## Goal
Any pictures in the records below must be left out when you repeat the lines from the line containing "Emit a Python" through the line containing "y_ticks = list(range(0, 201, 20))" exactly.

## Dataset excerpts
========================================
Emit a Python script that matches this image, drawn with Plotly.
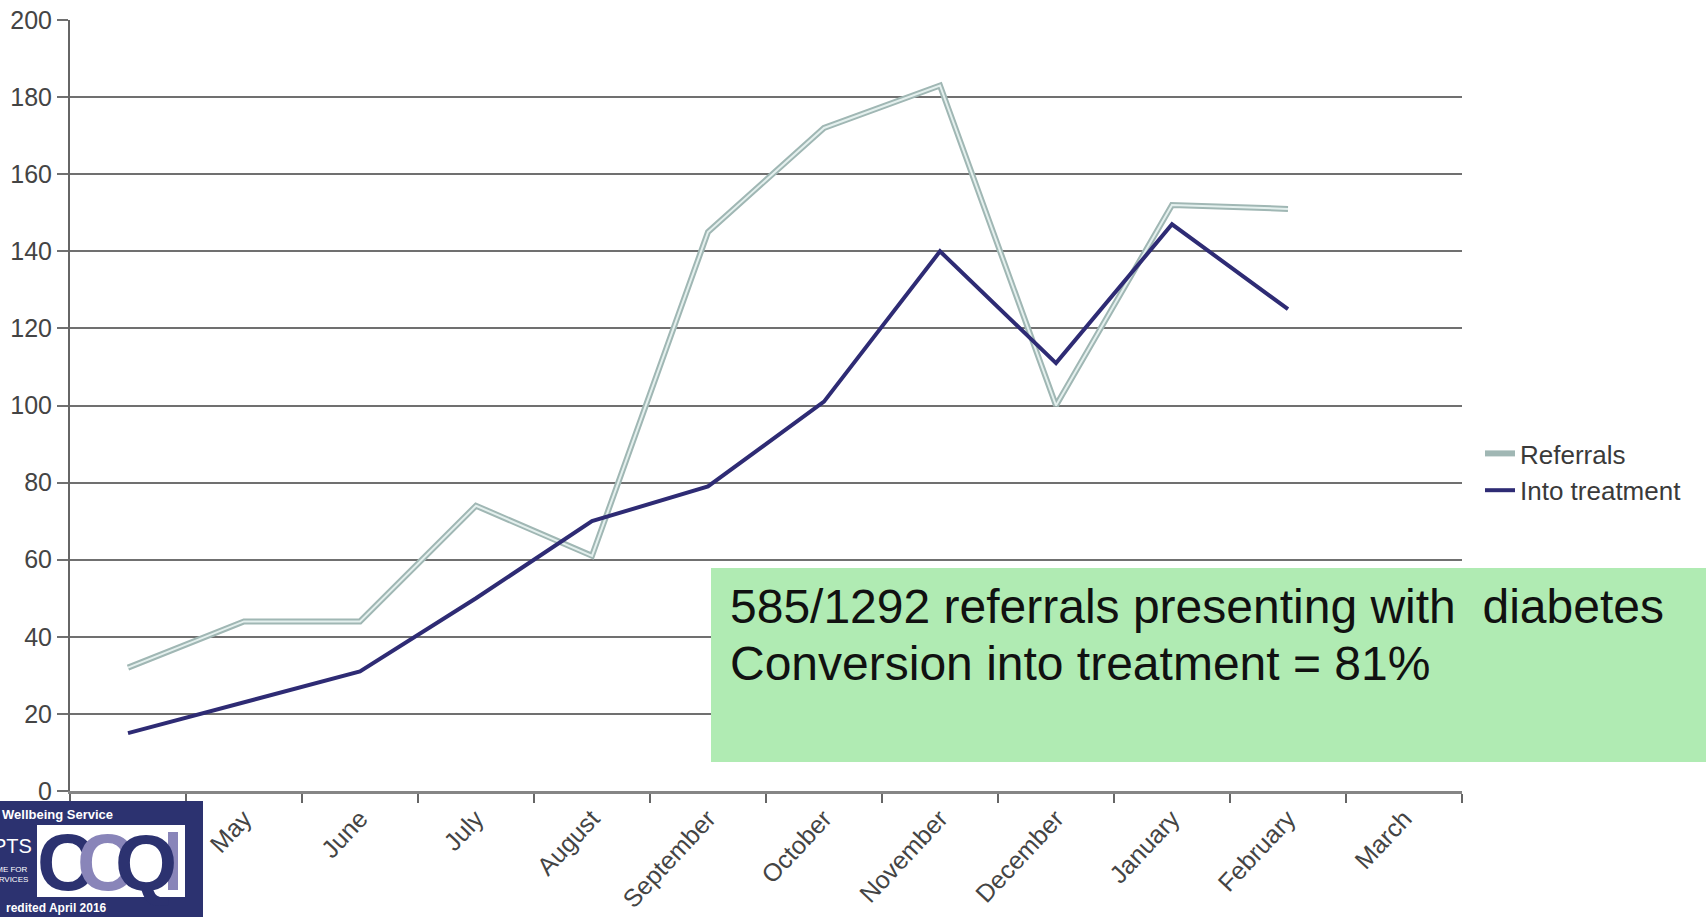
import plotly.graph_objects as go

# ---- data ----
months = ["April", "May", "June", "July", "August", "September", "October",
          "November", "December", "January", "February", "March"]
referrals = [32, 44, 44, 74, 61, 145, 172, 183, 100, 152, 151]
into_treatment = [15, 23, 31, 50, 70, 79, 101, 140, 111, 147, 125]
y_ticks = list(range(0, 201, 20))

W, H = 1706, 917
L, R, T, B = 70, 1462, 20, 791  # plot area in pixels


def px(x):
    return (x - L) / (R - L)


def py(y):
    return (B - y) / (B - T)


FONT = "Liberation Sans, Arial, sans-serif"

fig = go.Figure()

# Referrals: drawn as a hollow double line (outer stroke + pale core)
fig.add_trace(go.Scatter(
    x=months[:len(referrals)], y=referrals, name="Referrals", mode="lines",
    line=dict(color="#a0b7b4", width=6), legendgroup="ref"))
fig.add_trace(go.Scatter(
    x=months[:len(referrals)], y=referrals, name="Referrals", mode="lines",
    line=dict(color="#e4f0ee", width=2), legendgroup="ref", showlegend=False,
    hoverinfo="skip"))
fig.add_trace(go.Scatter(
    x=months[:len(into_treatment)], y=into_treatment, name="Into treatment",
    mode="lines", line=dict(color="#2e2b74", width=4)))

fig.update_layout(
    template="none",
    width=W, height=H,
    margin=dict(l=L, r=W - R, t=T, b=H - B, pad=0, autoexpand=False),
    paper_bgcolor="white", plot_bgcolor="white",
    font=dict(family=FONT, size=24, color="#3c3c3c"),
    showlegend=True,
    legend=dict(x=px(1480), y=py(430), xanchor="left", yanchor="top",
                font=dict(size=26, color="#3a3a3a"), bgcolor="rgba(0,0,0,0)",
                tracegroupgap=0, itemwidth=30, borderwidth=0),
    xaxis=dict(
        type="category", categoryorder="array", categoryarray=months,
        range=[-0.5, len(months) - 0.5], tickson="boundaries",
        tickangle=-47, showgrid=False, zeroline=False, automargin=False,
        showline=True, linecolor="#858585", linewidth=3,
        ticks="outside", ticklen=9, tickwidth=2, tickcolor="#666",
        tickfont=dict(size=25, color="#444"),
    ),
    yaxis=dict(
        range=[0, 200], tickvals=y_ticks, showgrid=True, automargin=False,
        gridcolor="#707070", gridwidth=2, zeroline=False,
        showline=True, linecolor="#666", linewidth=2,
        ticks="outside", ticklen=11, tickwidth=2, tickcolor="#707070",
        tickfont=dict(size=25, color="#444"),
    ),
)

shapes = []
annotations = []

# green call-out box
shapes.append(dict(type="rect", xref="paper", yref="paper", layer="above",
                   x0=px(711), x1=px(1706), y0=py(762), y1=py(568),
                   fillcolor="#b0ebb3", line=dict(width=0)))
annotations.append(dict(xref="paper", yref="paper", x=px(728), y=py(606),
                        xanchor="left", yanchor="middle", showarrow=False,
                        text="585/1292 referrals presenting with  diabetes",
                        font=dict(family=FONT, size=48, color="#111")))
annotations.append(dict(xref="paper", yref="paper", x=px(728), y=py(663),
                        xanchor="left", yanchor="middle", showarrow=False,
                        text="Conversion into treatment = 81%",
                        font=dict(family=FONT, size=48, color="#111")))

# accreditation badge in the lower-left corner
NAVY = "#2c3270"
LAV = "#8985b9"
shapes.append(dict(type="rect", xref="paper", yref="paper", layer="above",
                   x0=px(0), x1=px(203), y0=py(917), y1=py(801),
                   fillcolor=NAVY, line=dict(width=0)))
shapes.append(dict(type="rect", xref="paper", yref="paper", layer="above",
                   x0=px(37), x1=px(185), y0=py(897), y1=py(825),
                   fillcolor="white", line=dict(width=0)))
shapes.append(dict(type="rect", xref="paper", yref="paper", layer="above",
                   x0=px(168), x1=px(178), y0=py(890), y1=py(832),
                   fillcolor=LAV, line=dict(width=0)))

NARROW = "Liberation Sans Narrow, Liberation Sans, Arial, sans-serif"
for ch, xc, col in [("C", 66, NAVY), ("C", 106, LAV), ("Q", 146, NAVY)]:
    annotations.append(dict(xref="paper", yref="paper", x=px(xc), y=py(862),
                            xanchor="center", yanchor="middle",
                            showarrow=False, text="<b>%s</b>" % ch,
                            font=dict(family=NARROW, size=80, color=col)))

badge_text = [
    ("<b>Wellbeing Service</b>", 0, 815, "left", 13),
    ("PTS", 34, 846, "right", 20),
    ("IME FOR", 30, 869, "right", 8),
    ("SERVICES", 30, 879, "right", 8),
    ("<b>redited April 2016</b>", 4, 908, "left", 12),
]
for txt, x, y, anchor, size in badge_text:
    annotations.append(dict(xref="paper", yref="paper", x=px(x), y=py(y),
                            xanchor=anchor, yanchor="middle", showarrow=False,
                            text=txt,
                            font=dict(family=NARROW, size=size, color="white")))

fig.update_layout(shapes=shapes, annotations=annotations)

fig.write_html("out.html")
========================================
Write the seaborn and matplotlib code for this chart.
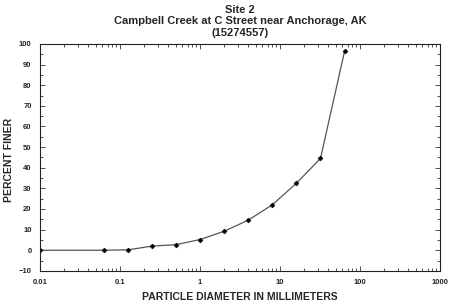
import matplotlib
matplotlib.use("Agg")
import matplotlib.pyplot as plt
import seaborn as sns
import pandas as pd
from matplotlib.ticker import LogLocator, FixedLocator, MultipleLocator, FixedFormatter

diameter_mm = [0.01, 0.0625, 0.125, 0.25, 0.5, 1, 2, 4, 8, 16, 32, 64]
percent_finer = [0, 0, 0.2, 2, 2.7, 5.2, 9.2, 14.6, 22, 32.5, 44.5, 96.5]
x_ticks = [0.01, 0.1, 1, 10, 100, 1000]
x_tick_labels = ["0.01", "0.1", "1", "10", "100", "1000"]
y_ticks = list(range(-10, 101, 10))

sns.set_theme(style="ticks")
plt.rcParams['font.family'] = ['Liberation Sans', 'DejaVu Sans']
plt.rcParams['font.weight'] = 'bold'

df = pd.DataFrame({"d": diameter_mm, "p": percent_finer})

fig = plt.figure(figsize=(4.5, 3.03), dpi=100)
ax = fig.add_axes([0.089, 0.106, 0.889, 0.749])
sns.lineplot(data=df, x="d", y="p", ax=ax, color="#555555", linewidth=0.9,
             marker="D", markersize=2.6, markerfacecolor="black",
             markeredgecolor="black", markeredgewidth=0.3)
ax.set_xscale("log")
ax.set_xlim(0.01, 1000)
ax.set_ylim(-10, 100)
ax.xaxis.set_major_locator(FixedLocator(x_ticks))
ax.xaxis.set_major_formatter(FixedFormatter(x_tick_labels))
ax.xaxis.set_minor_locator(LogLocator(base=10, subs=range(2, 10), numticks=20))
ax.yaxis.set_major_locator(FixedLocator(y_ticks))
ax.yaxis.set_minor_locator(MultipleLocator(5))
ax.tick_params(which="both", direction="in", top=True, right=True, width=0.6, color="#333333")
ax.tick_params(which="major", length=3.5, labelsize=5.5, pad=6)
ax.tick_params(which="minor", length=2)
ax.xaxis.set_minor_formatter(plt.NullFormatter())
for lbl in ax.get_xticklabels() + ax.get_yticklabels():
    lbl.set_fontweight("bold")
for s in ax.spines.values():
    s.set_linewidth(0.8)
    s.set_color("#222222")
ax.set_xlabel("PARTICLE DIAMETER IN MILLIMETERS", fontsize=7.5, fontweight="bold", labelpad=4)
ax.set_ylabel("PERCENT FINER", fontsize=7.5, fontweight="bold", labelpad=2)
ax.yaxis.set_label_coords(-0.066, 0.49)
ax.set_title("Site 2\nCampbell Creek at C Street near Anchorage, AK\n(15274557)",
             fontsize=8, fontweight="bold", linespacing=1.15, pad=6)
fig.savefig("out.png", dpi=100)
========================================
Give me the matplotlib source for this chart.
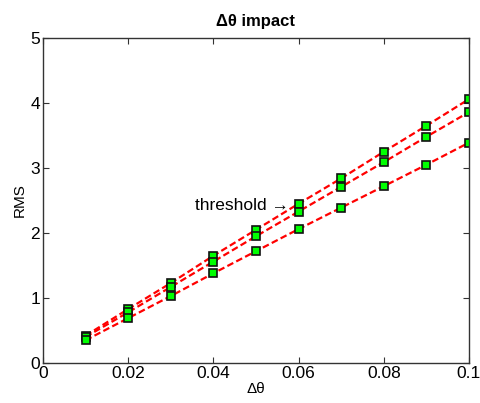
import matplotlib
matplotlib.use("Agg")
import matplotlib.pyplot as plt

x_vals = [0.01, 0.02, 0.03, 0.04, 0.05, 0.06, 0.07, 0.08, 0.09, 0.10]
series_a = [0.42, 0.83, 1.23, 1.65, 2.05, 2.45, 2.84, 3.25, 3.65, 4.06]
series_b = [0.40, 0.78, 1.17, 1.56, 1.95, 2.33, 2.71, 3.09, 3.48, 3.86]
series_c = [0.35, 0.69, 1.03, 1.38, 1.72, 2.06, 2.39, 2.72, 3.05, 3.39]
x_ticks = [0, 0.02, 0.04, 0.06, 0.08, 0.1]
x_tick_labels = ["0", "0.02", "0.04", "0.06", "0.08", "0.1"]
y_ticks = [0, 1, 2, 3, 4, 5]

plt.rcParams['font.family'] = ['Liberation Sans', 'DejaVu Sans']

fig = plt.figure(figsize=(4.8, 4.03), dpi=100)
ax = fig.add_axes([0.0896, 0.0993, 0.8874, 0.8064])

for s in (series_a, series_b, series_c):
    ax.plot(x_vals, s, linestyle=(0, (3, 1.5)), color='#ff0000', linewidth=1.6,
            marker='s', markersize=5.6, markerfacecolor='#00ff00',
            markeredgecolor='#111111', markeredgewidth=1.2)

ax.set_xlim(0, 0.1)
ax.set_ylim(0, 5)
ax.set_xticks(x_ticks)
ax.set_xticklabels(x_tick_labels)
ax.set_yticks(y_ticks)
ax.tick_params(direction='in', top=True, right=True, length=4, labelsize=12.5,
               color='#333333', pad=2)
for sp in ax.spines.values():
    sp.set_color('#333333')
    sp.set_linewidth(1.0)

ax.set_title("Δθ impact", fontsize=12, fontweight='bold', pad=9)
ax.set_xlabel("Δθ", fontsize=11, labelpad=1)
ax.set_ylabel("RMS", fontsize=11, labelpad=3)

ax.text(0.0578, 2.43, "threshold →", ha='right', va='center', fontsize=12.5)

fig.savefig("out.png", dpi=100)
========================================
## Result below
Emit a Python script that matches this image, drawn with Plotly.
import plotly.graph_objects as go

# ---- data ----
months = ["April", "May", "June", "July", "August", "September", "October",
          "November", "December", "January", "February", "March"]
referrals = [32, 44, 44, 74, 61, 145, 172, 183, 100, 152, 151]
into_treatment = [15, 23, 31, 50, 70, 79, 101, 140, 111, 147, 125]
y_ticks = list(range(0, 201, 20))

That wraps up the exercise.